Goren, demonstrating on an invisible victim, "Restrained with a hand to the throat, then a knife between the ribs. Quick, efficient, no fluids or fingerprints, no recognizable ritual."

"Just a kill."

Goren nods.

"It sounds familiar." Gnawing on a dirty fingernail, eyebrows drawn together. "D'you remember that first case? When you were in the army, and I was still a respected criminal profiler."

"How could I forget."

"We caught that bastard, remember? You and me together. We were a force to be reckoned with, Bobby. Some of the best years of my life, I mean that."

"You're saying it could be a copycat?"

"He has the same m.o., doesn't he? Maybe one of your enemies, one of mine. I'd say it was Nicole, but..."

Back in the interrogation room, sitting across from a nameless boy barely old enough to vote. "I don't know why I did it," he says. "I just did." He's calm, cool. He smiles. "I've seen you before," he says.

"We're from the same neighborhood." Goren can feel Eames on the other side of the glass, watching him, can feel her tense worry, her love. She loves him, he knows that now.

"No, it's not that. It's something more intimate." Still smiling. "I've seen you." Looks straight into his eyes, into him -

He knows. He knows, and this is the point where it all comes crashing down. A slip, and he remembers:

His flashlight on a Korean man, the pale stillness of death, bruises purple on his neck. Declan coaching him, teaching him, get inside his head. Think like he thinks. The hunter needs to understand his prey.

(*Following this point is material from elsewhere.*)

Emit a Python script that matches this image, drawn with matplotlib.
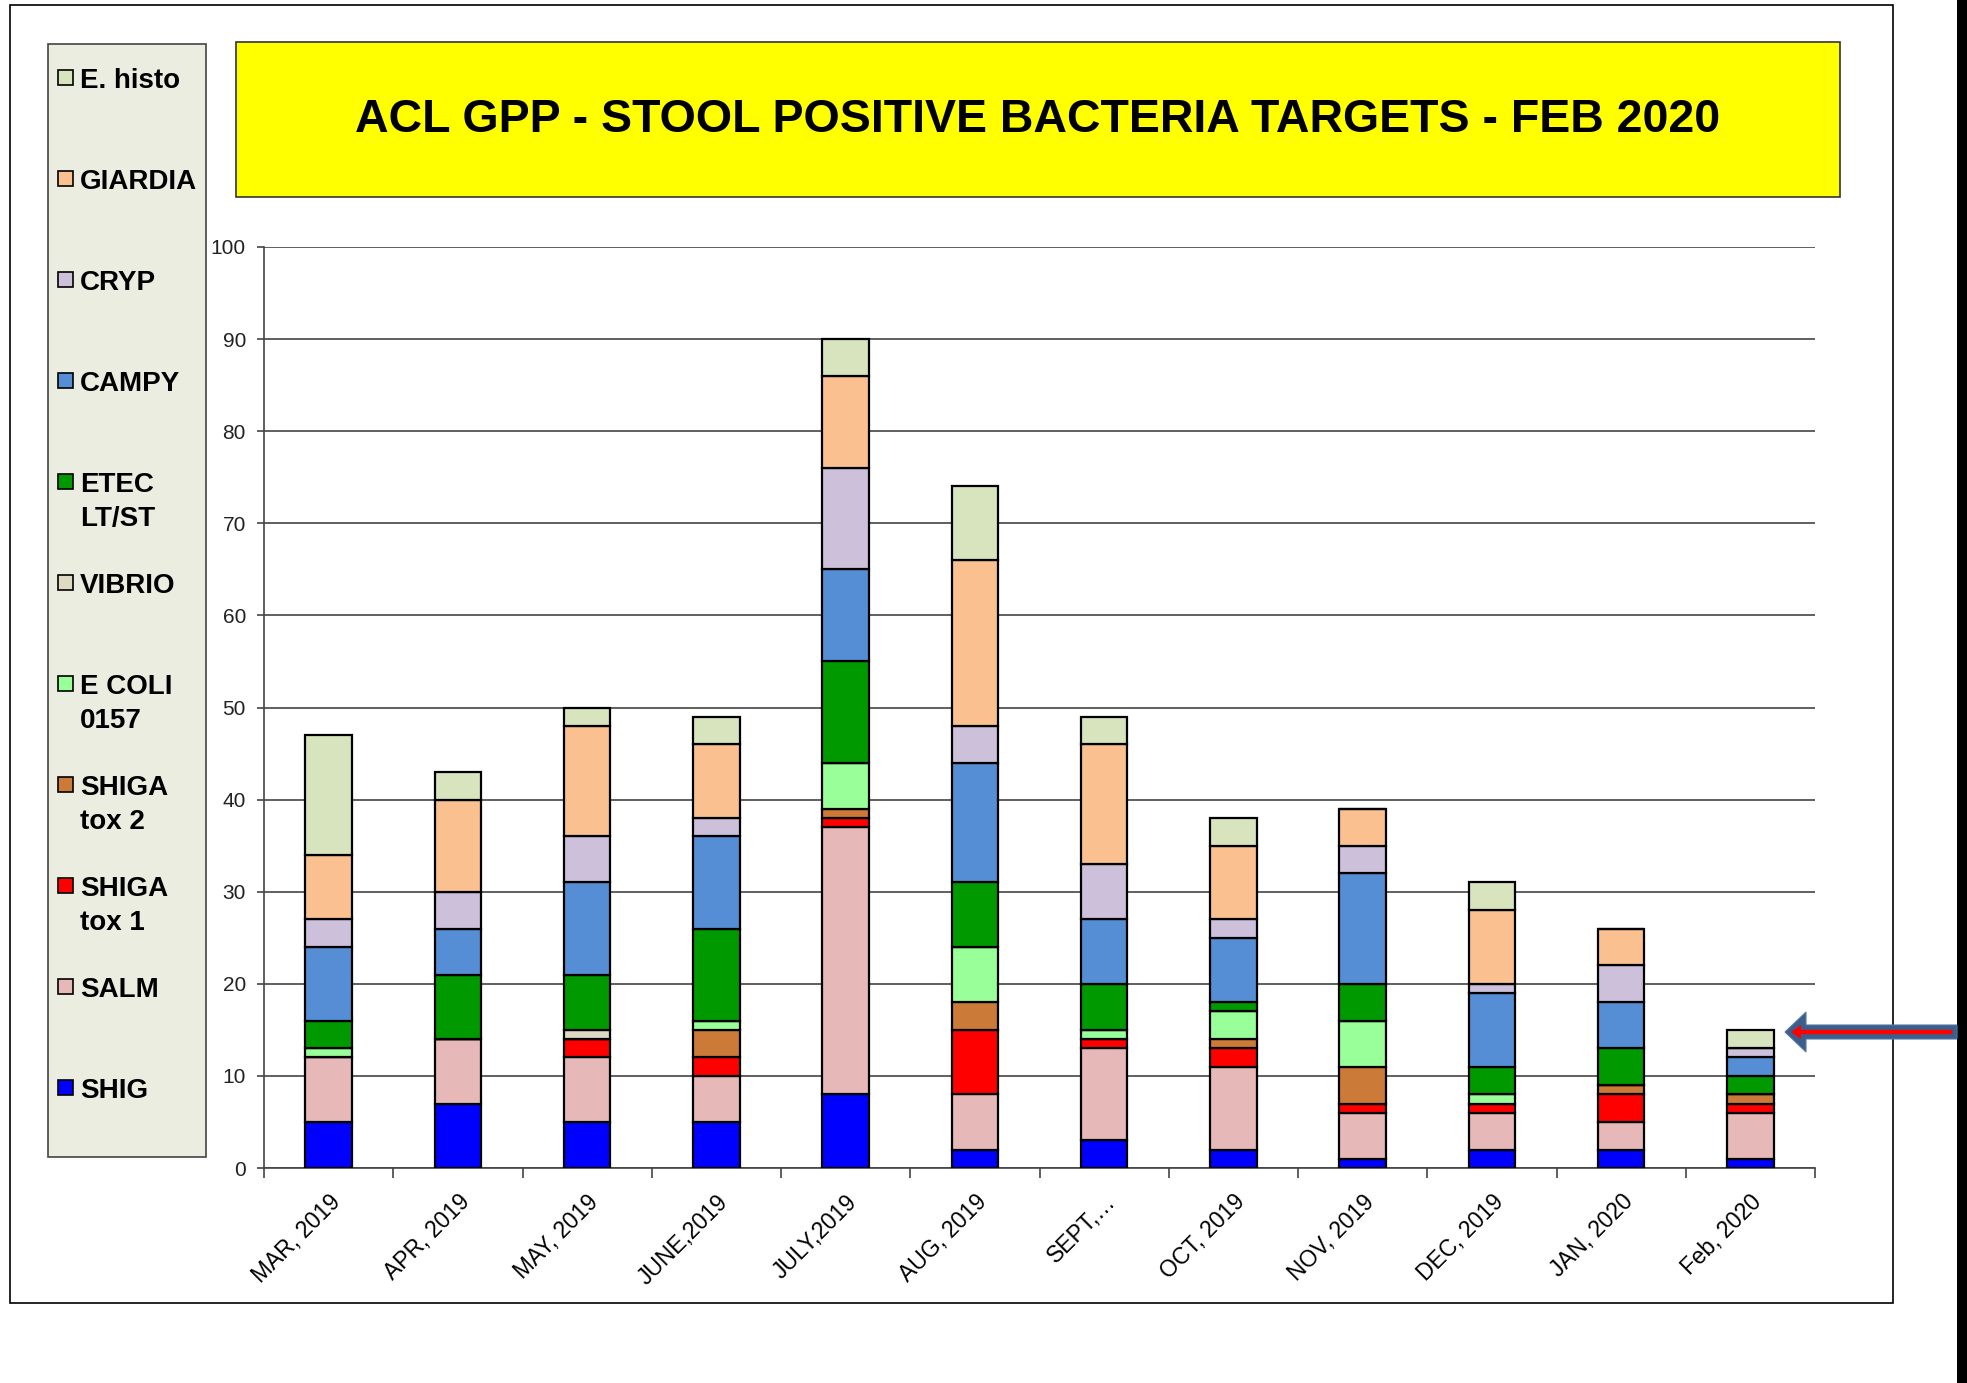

The faultline in the city, the open wound, falling in and witnessing every frailty, every failure, every compulsion. Finding guilt with a perfect aim. No profile, no evidence, just the space between him and them growing smaller and smaller. Everything falling into place.

The grave yawning below and the city waiting to tumble in, hearing the white noise of it, every gunshot, every scream. Carrying them with him, leaving traces behind. The twist of cause and effect, dream before crime, feeling the knife in his hand, the warm rush of blood. Looking out and seeing what he wanted to see, finding things he'd already found.

Finding what he'd made.

He should be laughing, really; Dec had told him it was an old enemy out for revenge, and hasn't he always been his own worst enemy? Hasn't he always known he'll bring himself down one day? The one person he could never catch.

"I'm yours," the boy says.

The knife bagged in front of him, shining in the fluorescent light. He takes it out, turns it around, the edge and glint, the weight of it. He puts it back down, slides it across the table.

"Don't think you're the first one," the boy says. "It's happened before. It's ancient. You know, you won't admit it. You know what it is and you know it won't stop until it's through with you."

The knife between them. Eames behind the glass, heart sinking. This is the point where he has a choice.

He says, "I'm sorry. I didn't realize."

He says, "I know what has to happen."

And, "Today's an anniversary, you know. It's fitting, I guess."

The boy smiles again, and picks up the knife.